* EXERCISE BRIEF *
Leaving out all pictures, reproduce the entries below exactly, from the first line through the line that contains "from matplotlib.lines import Line2D".
[Start EXTRACTED RECORDS]
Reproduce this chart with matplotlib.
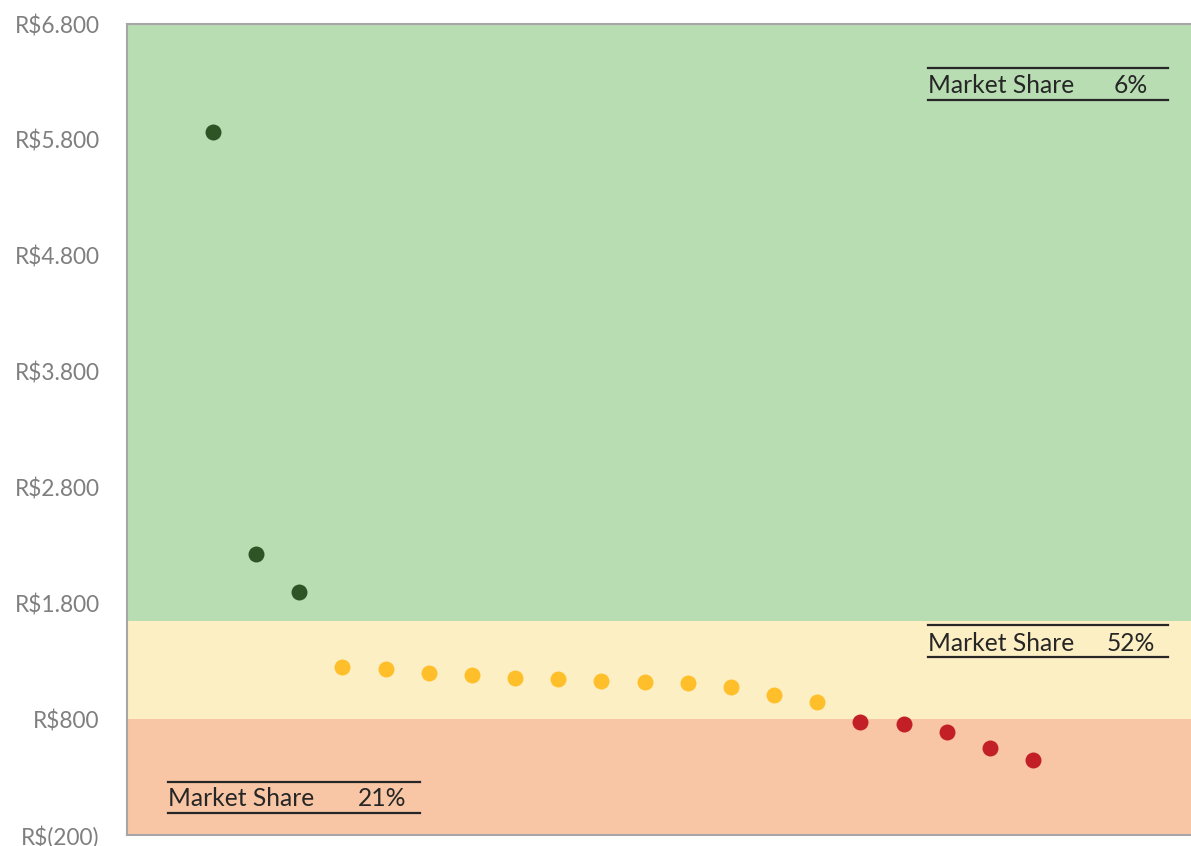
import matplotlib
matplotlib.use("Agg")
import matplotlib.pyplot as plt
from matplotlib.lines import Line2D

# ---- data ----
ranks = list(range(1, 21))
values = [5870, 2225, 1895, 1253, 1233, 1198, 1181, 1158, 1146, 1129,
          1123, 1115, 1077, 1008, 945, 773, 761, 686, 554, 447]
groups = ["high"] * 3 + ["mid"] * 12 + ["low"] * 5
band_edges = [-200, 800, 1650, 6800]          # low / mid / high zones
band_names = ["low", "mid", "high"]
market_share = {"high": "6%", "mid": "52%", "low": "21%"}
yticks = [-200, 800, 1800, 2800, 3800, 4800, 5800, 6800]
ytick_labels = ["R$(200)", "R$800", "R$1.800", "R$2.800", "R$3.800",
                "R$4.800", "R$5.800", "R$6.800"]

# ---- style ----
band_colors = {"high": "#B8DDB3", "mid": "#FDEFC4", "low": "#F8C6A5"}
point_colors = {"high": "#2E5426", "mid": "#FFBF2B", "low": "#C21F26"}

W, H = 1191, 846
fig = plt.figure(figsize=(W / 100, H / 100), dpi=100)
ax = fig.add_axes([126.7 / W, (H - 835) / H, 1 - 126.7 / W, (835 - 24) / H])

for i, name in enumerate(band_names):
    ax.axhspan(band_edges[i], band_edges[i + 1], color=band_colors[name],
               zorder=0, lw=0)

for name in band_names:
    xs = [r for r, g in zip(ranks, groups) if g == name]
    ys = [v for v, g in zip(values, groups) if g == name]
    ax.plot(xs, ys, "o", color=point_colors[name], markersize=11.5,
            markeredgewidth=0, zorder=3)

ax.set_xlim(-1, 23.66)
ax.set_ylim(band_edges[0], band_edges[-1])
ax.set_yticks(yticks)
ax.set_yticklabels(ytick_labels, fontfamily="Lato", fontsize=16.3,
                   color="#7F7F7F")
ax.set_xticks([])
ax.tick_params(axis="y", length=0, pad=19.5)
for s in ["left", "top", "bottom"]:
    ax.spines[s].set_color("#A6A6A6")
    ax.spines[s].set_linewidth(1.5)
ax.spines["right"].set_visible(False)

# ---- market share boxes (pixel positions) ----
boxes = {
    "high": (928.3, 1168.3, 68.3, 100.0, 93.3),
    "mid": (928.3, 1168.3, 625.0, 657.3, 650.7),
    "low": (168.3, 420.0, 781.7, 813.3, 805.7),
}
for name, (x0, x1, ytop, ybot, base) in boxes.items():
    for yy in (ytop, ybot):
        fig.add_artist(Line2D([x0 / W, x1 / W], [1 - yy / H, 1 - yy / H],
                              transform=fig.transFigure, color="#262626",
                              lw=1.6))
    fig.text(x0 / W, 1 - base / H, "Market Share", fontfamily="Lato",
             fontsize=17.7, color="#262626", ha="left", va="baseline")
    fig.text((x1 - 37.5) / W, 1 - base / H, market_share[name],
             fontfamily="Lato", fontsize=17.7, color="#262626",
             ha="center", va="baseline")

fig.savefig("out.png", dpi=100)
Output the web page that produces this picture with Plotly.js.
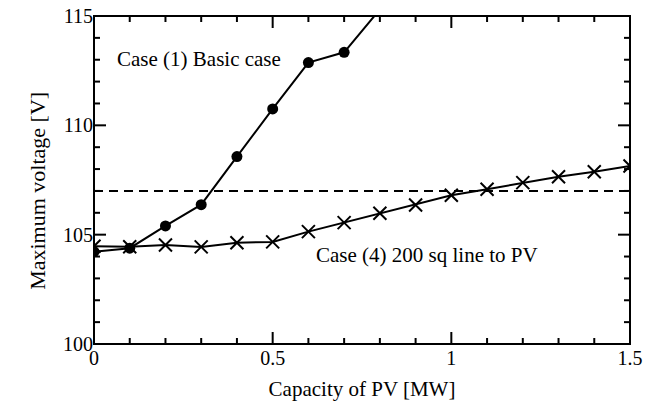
[End EXTRACTED RECORDS]
* RESULT *
Reproduce this chart with matplotlib.
import matplotlib
matplotlib.use("Agg")
import matplotlib.pyplot as plt
from matplotlib.lines import Line2D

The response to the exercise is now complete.